Thursday, June 24, 2010

Why I'm a Hot-Mess Housewife, by Sammi M. (Age 28)

Now, as I said in my "welcome" entry, I am a hot-mess housewife.

First, for all you non-hip white people out there, a definition of "hot mess" courtesy of Urban Dictionary:

1. hot mess
When ones thoughts or appearance are in a state of disarray but they maintain an undeniable attractiveness or beauty.
Although Nichole had just awaken, her boyfriend thought she was stunning - she was a hot mess.

2. hot mess
Someone or Something that is such a mess... the level of it, is off of the charts. It's past pathetic, past pitiful. It's to the point you almost have to walk away to keep from bustin a gut. Hot messes can exist in levels.

i.e.
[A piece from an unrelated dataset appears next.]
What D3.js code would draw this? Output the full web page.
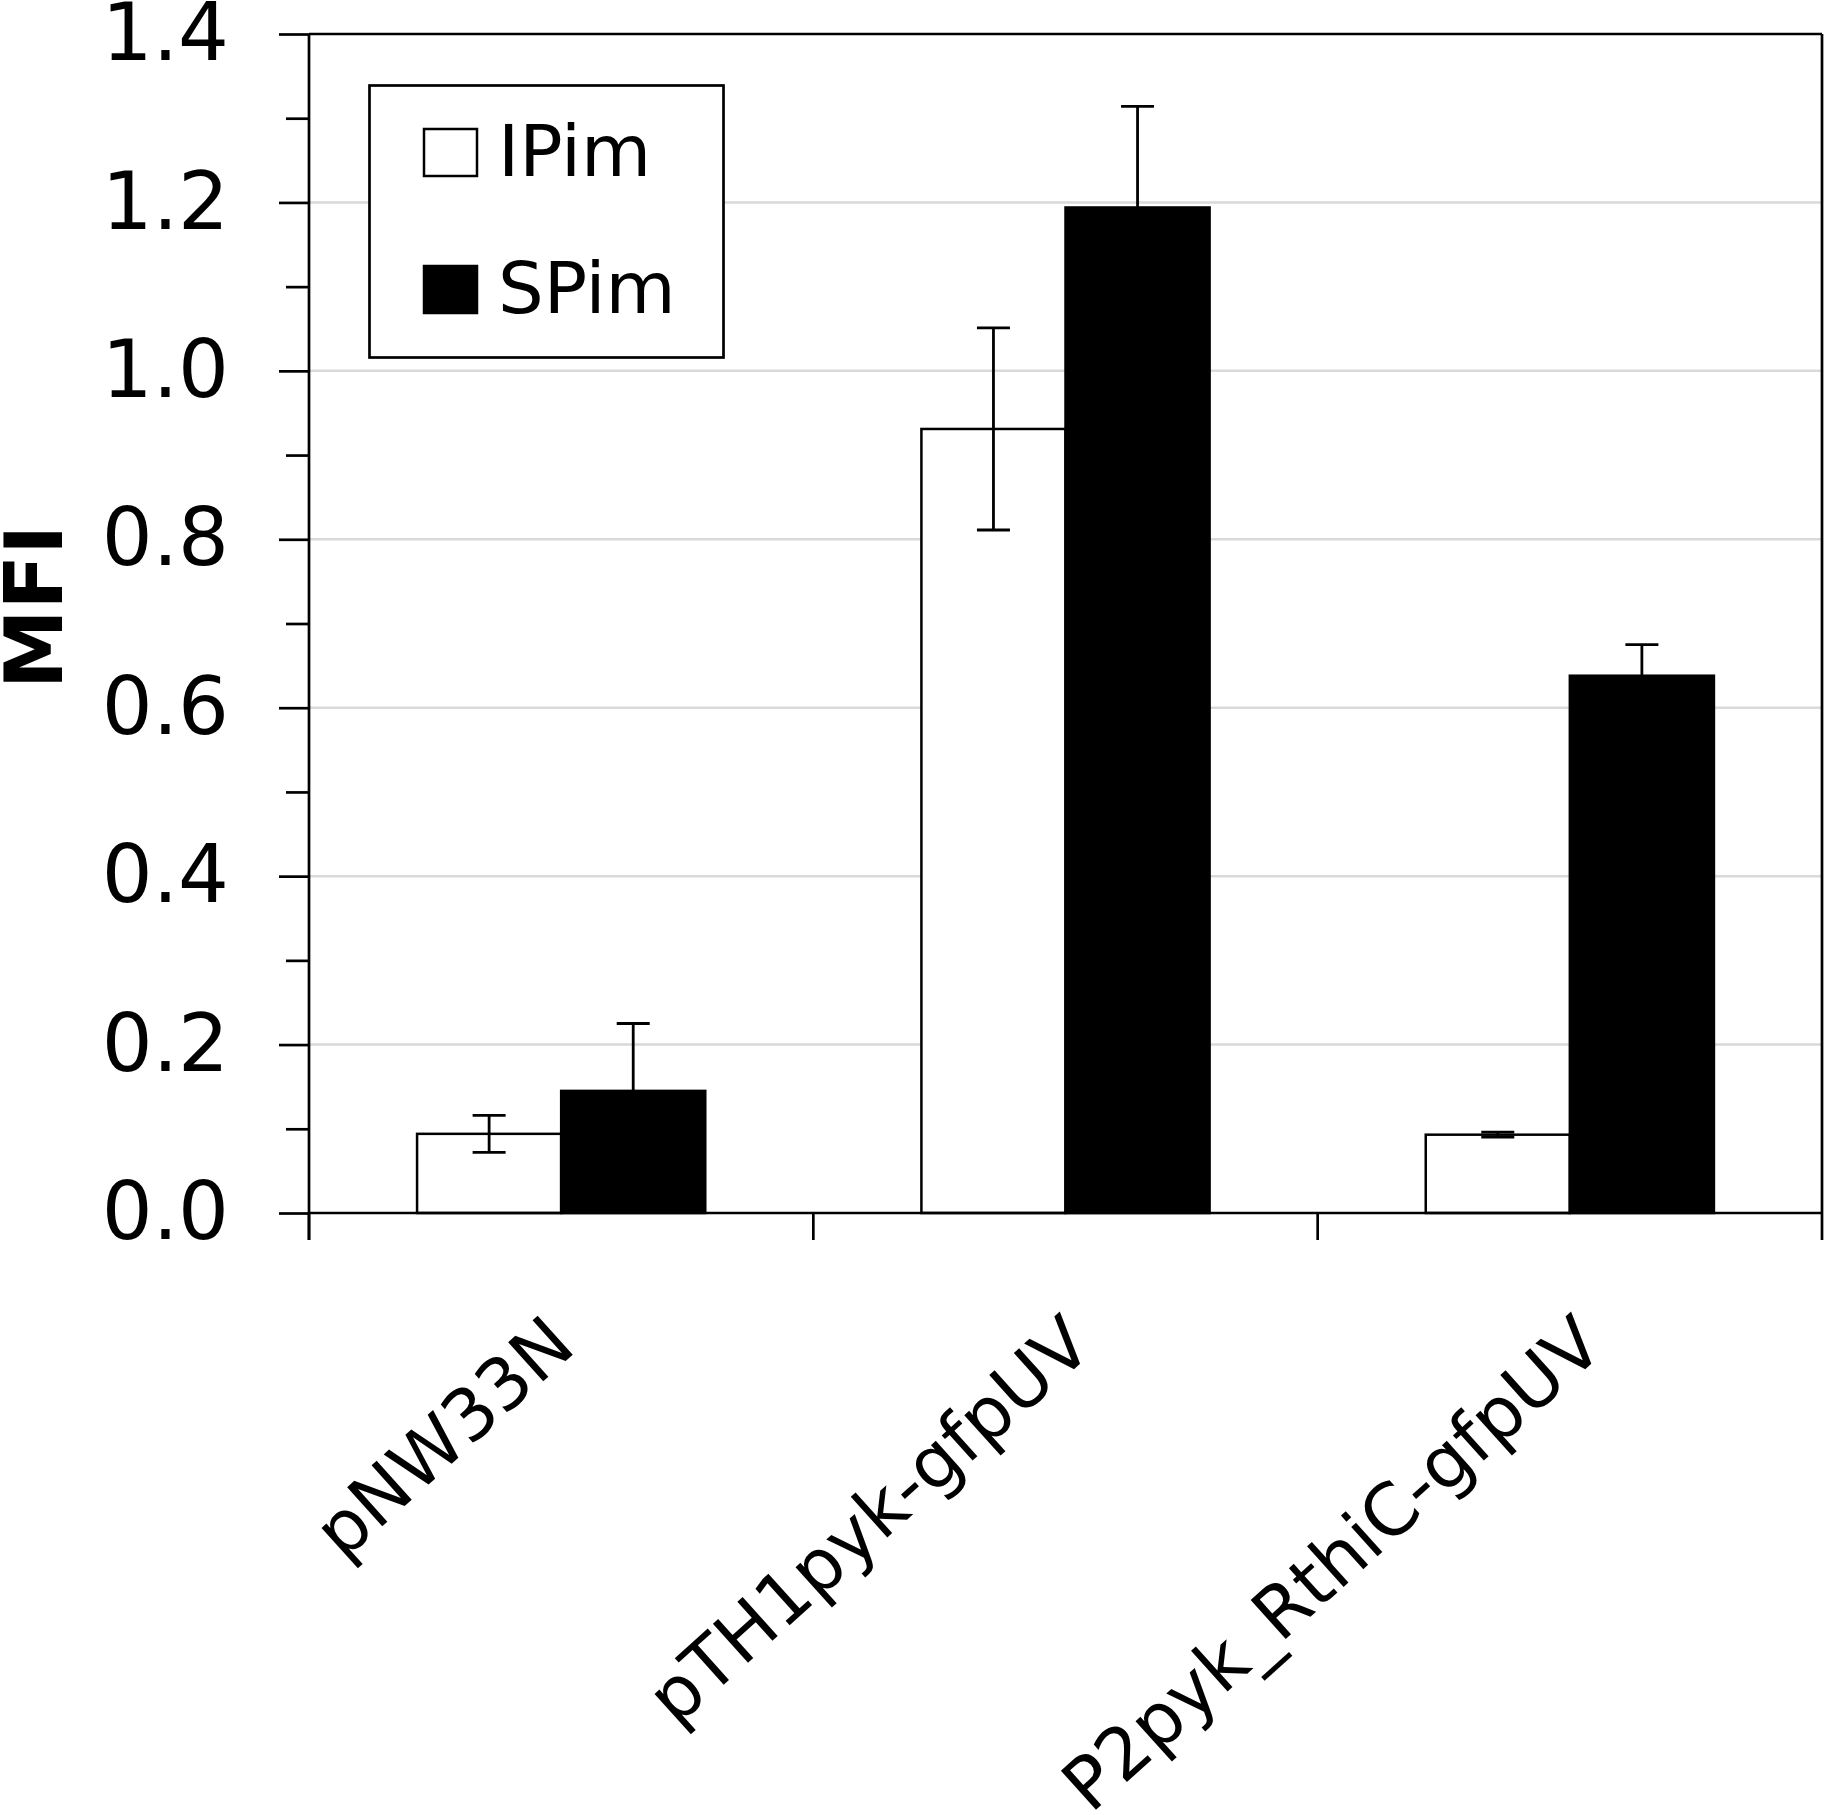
<!DOCTYPE html>
<html>
<head>
<meta charset="utf-8">
<script src="https://cdn.jsdelivr.net/npm/d3@7/dist/d3.min.js"></script>
<style>
  html, body { margin: 0; padding: 0; background: #fff; }
  svg { display: block; }
</style>
</head>
<body>
<svg id="chart" width="1826" height="1815"></svg>
<script>
// ---- data ----
const categories = ["pNW33N", "pTH1pyk-gfpUV", "P2pyk_RthiC-gfpUV"];
const seriesNames = ["IPim", "SPim"];
const ipimValues = [0.094, 0.931, 0.093];
const ipimErrors = [0.022, 0.120, 0.003];
const spimValues = [0.145, 1.194, 0.638];
const spimErrors = [0.080, 0.120, 0.037];
const majorTicks = [0.0, 0.2, 0.4, 0.6, 0.8, 1.0, 1.2, 1.4];
const minorTicks = [0.1, 0.3, 0.5, 0.7, 0.9, 1.1, 1.3];
const yLabel = "MFI";

const seriesFill = { IPim: "#ffffff", SPim: "#000000" };
const FONT = "DejaVu Sans, Verdana, sans-serif";

const rows = [];
categories.forEach((c, i) => {
  rows.push({ cat: c, series: "IPim", value: ipimValues[i], err: ipimErrors[i] });
  rows.push({ cat: c, series: "SPim", value: spimValues[i], err: spimErrors[i] });
});

const svg = d3.select("#chart");
svg.append("rect").attr("width", 1826).attr("height", 1815).attr("fill", "#fff");

const pL = 309, pR = 1822, pT = 34, pB = 1213;

const y = d3.scaleLinear().domain([0, 1.4]).range([pB, pT]);
const x0 = d3.scaleBand().domain(categories).range([pL, pR]).paddingInner(0).paddingOuter(0);
const band = x0.bandwidth();
const barW = band / 3.5;
const off = (band - 2 * barW) / 2;
const x1 = d3.scaleBand().domain(seriesNames).range([off, off + 2 * barW]).padding(0);

// gridlines
svg.append("g").selectAll("line")
  .data(majorTicks.filter(t => t > 0 && t < 1.4))
  .join("line")
  .attr("x1", pL).attr("x2", pR)
  .attr("y1", d => y(d)).attr("y2", d => y(d))
  .attr("stroke", "#d9d9d9").attr("stroke-width", 2.5);

// plot border (top & right)
svg.append("line").attr("x1", pL).attr("x2", pR).attr("y1", pT).attr("y2", pT)
  .attr("stroke", "#000").attr("stroke-width", 2.7);
svg.append("line").attr("x1", pR).attr("x2", pR).attr("y1", pT).attr("y2", pB)
  .attr("stroke", "#000").attr("stroke-width", 2.7);

// bars
svg.append("g").selectAll("rect")
  .data(rows)
  .join("rect")
  .attr("x", d => x0(d.cat) + x1(d.series))
  .attr("width", x1.bandwidth())
  .attr("y", d => y(d.value))
  .attr("height", d => y(0) - y(d.value))
  .attr("fill", d => seriesFill[d.series])
  .attr("stroke", "#000").attr("stroke-width", 2.5);

// error bars
const capW = 33;
const eg = svg.append("g").attr("stroke", "#000").attr("stroke-width", 2.8);
rows.forEach(d => {
  const cx = x0(d.cat) + x1(d.series) + x1.bandwidth() / 2;
  const yt = y(d.value + d.err), yb = y(d.value - d.err);
  eg.append("line").attr("x1", cx).attr("x2", cx).attr("y1", yt).attr("y2", yb);
  eg.append("line").attr("x1", cx - capW / 2).attr("x2", cx + capW / 2).attr("y1", yt).attr("y2", yt);
  eg.append("line").attr("x1", cx - capW / 2).attr("x2", cx + capW / 2).attr("y1", yb).attr("y2", yb);
});

// y axis
const yAxis = d3.axisLeft(y).tickValues(majorTicks).tickSize(30).tickPadding(50)
  .tickFormat(d3.format(".1f"));
const gy = svg.append("g").attr("transform", `translate(${pL},0)`).call(yAxis);
gy.select(".domain").remove();
gy.selectAll(".tick line").attr("stroke", "#000").attr("stroke-width", 2.7);
gy.selectAll(".tick text").attr("font-family", FONT).attr("font-size", 80).attr("fill", "#000");

const yMinor = d3.axisLeft(y).tickValues(minorTicks).tickSize(23).tickFormat("");
const gym = svg.append("g").attr("transform", `translate(${pL},0)`).call(yMinor);
gym.select(".domain").remove();
gym.selectAll(".tick line").attr("stroke", "#000").attr("stroke-width", 2.7);

svg.append("line").attr("x1", pL).attr("x2", pL).attr("y1", pT).attr("y2", pB + 27)
  .attr("stroke", "#000").attr("stroke-width", 2.7);

// x axis
svg.append("line").attr("x1", pL).attr("x2", pR).attr("y1", pB).attr("y2", pB)
  .attr("stroke", "#000").attr("stroke-width", 2.7);
const boundaries = categories.map(c => x0(c)).concat([x0.range()[1]]);
svg.append("g").selectAll("line").data(boundaries).join("line")
  .attr("x1", d => d).attr("x2", d => d)
  .attr("y1", pB).attr("y2", pB + 27)
  .attr("stroke", "#000").attr("stroke-width", 2.7);

const xLabels = svg.append("g").selectAll("text").data(categories).join("text")
  .attr("text-anchor", "end")
  .attr("font-family", FONT).attr("font-size", 72).attr("fill", "#000")
  .text(d => d);
xLabels.attr("transform", function (d) {
  const len = this.getComputedTextLength();
  return `translate(${x0(d) + band / 2 + 0.053 * len},${1350}) rotate(-42)`;
});

// y label
svg.append("text")
  .attr("transform", "translate(62,607) rotate(-90)")
  .attr("text-anchor", "middle")
  .attr("font-family", FONT).attr("font-weight", "bold").attr("font-size", 80)
  .text(yLabel);

// legend
const lg = svg.append("g");
lg.append("rect").attr("x", 369.5).attr("y", 85.5).attr("width", 354).attr("height", 272)
  .attr("fill", "#fff").attr("stroke", "#000").attr("stroke-width", 2.7);
const legendRowY = d3.scalePoint().domain(seriesNames).range([176, 313]);
seriesNames.forEach(s => {
  lg.append("rect").attr("x", 424).attr("y", legendRowY(s) - 47).attr("width", 53).attr("height", 47)
    .attr("fill", seriesFill[s]).attr("stroke", "#000").attr("stroke-width", 2.5);
  lg.append("text").attr("x", 498).attr("y", legendRowY(s))
    .attr("font-family", FONT).attr("font-size", 72).attr("fill", "#000").text(s);
});
</script>
</body>
</html>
Hot Mess, Hot Fuckin Mess
Oh my God, y'all a HOT MESS!

I'd love to say I lean towards the first definition more (and I'm sure The Hubs would humor me with a "yes"), but I'ma have to call a spade a spade and admit I'm more of the latter. *sigh*

Here's the deal: I did not grow up being made to clean. My dad (who I spent the predominant amount of my childhood with) was not a clean person unless he had a lady spending the night, or his live-in girlfriends made him. My mom was similar, until she married my stepdad (who is a very tidy man), so she let me slide. Then I went to college, and I moved every year, and it gradually resulted in my becoming messier and messier because I cared less and less; I mean, I was only going to be in any particular place for one year, so why bother even unpacking? SERIOUSLY. I didn't unpack anything other than necessities for most of college. I didn't even hang my clothes unless they were nice and needed to be preserved.

My husband is similarly messy, so he didn't mind my messiness as much at first, and we equally let our current apartment get pretty cluttered and ugly. We finally snapped out of it, though, and have been slowly working on changing our cleaning habits and making our apartment a home.

BUT we're still very much a work in progress. I'M still very much a work in progress when it comes to being a "housewife". While our apartment is much less hideous now, we're still lazy cleaners. For example:
  • We sometimes let the dishes go for about 2 weeks *eep*.
  • At any given moment, our kitchen counters are cluttered with spices and other ingredient apparati (apparatuses? apparatusi?)
  • Our laundry pile is so big, our dog sleeps on it sometimes instead of her dog bed.
  • Our main bedroom is basically a storage unit... oh man, if I had less pride, I'd take a picture to show you how bad it is. (Shockingly, I still have SOME pride.)
However, we make it our business to scrupulously clean our apartment whenever we have guests over, so our friends (hopefully) never think we're complete slobs. (Just mostly! ;p) We've been so much better about keeping things mostly tidy, it doesn't take us nearly as long to get clean. Our walls are still mostly bare, but I'm slowly adding to them. I've even hosted my first family event successfully!

So, yeah. I am NOT a good housewife. I'm a hot mess when it comes to the domestic arts. So this is my blog to work through that, and help out my fellow hot messes along the way. First step in Hot Mess Housewife recovery: admitting you're a hot mess and how hot that mess is.

I owned up to my stuff. WUT UP. Now as I'm maturing (or at least I hope this is maturity... and not the gradual slip into madness), I'm taking more pride in my home and find myself actually WANTING to clean. (Not that this desire actually leads to cleaning half the time, but at least the WANT is there now! ;p ) Right now I'm working on cooking at home more, getting our bedroom in order, and making our home a little more "home-y" with self-made decorations. As such, my successes (and hopefully rare failures) will be shared with you via this blog for you to use or help me improve upon!